◆ **Task instructions**: Set the data down again, exactly as it reads, but without the pictures.

______________________________

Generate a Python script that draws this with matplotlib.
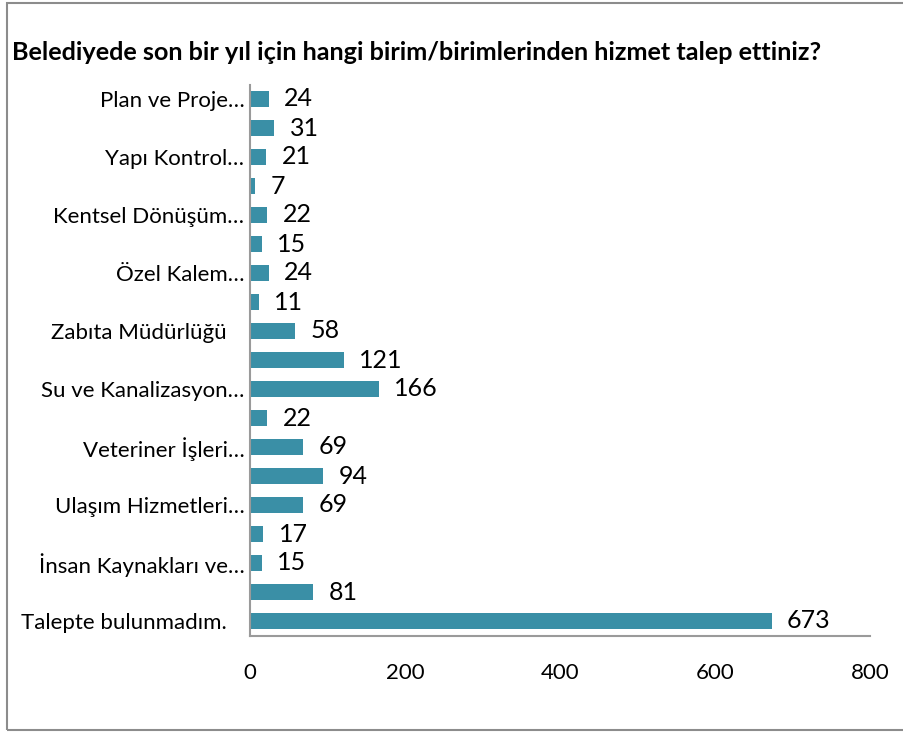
import numpy as np
import matplotlib.pyplot as plt
import matplotlib.patches as mpatches
import matplotlib.transforms as mtransforms

plt.rcParams['font.family'] = ['Lato', 'DejaVu Sans']

categories = ['Plan ve Proje…', '', 'Yapı Kontrol…', '', 'Kentsel Dönüşüm…', '',
              'Özel Kalem…', '', 'Zabıta Müdürlüğü', '', 'Su ve Kanalizasyon…', '',
              'Veteriner İşleri…', '', 'Ulaşım Hizmetleri…', '', 'İnsan Kaynakları ve…', '',
              'Talepte bulunmadım.']
values = [24, 31, 21, 7, 22, 15, 24, 11, 58, 121, 166, 22, 69, 94, 69, 17, 15, 81, 673]
xticks = [0, 200, 400, 600, 800]

bar_color = '#3A8FA6'
axis_color = '#9a9a9a'

fig = plt.figure(figsize=(9.04, 7.32), dpi=100)
ax = fig.add_axes([250 / 904, 1 - 635.5 / 732, 620 / 904, 551 / 732])

y = np.arange(len(values))
ax.barh(y, values, height=0.56, color=bar_color)

for yi, v in zip(y, values):
    ax.text(v + 20, yi, str(v), va='center', ha='left', fontsize=18)

ax.set_ylim(len(values) - 0.5, -0.5)
ax.set_xlim(0, 800)
ax.set_yticks(y)
ax.set_yticklabels(categories, fontsize=16)
ax.set_xticks(xticks)
ax.set_xticklabels([str(t) for t in xticks], fontsize=16)
ax.tick_params(axis='both', length=0)
ax.tick_params(axis='x', pad=20)
ax.tick_params(axis='y', pad=4)

# the untruncated labels sit a bit further left (trailing space in the source)
shift = mtransforms.ScaledTranslation(-0.18, 0, fig.dpi_scale_trans)
for lab in ax.get_yticklabels():
    if lab.get_text() in ('Zabıta Müdürlüğü', 'Talepte bulunmadım.'):
        lab.set_transform(lab.get_transform() + shift)

for side in ['top', 'right']:
    ax.spines[side].set_visible(False)
for side in ['left', 'bottom']:
    ax.spines[side].set_color(axis_color)
    ax.spines[side].set_linewidth(1.5)

fig.text(12 / 904, 1 - 53 / 732, 'Belediyede son bir yıl için hangi birim/birimlerinden hizmet talep ettiniz?',
         fontsize=18.2, fontweight='bold', ha='left', va='center')

# chart area border
border = mpatches.Rectangle((7 / 904, 2 / 732), 1.0, 727 / 732, transform=fig.transFigure,
                            fill=False, edgecolor='#8c8c8c', lw=1.5)
fig.patches.append(border)

fig.savefig('out.png', dpi=100)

______________________________

◆ **Task answer**:
Generate a Python script that draws this with matplotlib.
import numpy as np
import matplotlib.pyplot as plt
import matplotlib.patches as mpatches
import matplotlib.transforms as mtransforms

plt.rcParams['font.family'] = ['Lato', 'DejaVu Sans']

categories = ['Plan ve Proje…', '', 'Yapı Kontrol…', '', 'Kentsel Dönüşüm…', '',
              'Özel Kalem…', '', 'Zabıta Müdürlüğü', '', 'Su ve Kanalizasyon…', '',
              'Veteriner İşleri…', '', 'Ulaşım Hizmetleri…', '', 'İnsan Kaynakları ve…', '',
              'Talepte bulunmadım.']
values = [24, 31, 21, 7, 22, 15, 24, 11, 58, 121, 166, 22, 69, 94, 69, 17, 15, 81, 673]
xticks = [0, 200, 400, 600, 800]

bar_color = '#3A8FA6'
axis_color = '#9a9a9a'

fig = plt.figure(figsize=(9.04, 7.32), dpi=100)
ax = fig.add_axes([250 / 904, 1 - 635.5 / 732, 620 / 904, 551 / 732])

y = np.arange(len(values))
ax.barh(y, values, height=0.56, color=bar_color)

for yi, v in zip(y, values):
    ax.text(v + 20, yi, str(v), va='center', ha='left', fontsize=18)

ax.set_ylim(len(values) - 0.5, -0.5)
ax.set_xlim(0, 800)
ax.set_yticks(y)
ax.set_yticklabels(categories, fontsize=16)
ax.set_xticks(xticks)
ax.set_xticklabels([str(t) for t in xticks], fontsize=16)
ax.tick_params(axis='both', length=0)
ax.tick_params(axis='x', pad=20)
ax.tick_params(axis='y', pad=4)

# the untruncated labels sit a bit further left (trailing space in the source)
shift = mtransforms.ScaledTranslation(-0.18, 0, fig.dpi_scale_trans)
for lab in ax.get_yticklabels():
    if lab.get_text() in ('Zabıta Müdürlüğü', 'Talepte bulunmadım.'):
        lab.set_transform(lab.get_transform() + shift)

for side in ['top', 'right']:
    ax.spines[side].set_visible(False)
for side in ['left', 'bottom']:
    ax.spines[side].set_color(axis_color)
    ax.spines[side].set_linewidth(1.5)

fig.text(12 / 904, 1 - 53 / 732, 'Belediyede son bir yıl için hangi birim/birimlerinden hizmet talep ettiniz?',
         fontsize=18.2, fontweight='bold', ha='left', va='center')

# chart area border
border = mpatches.Rectangle((7 / 904, 2 / 732), 1.0, 727 / 732, transform=fig.transFigure,
                            fill=False, edgecolor='#8c8c8c', lw=1.5)
fig.patches.append(border)

fig.savefig('out.png', dpi=100)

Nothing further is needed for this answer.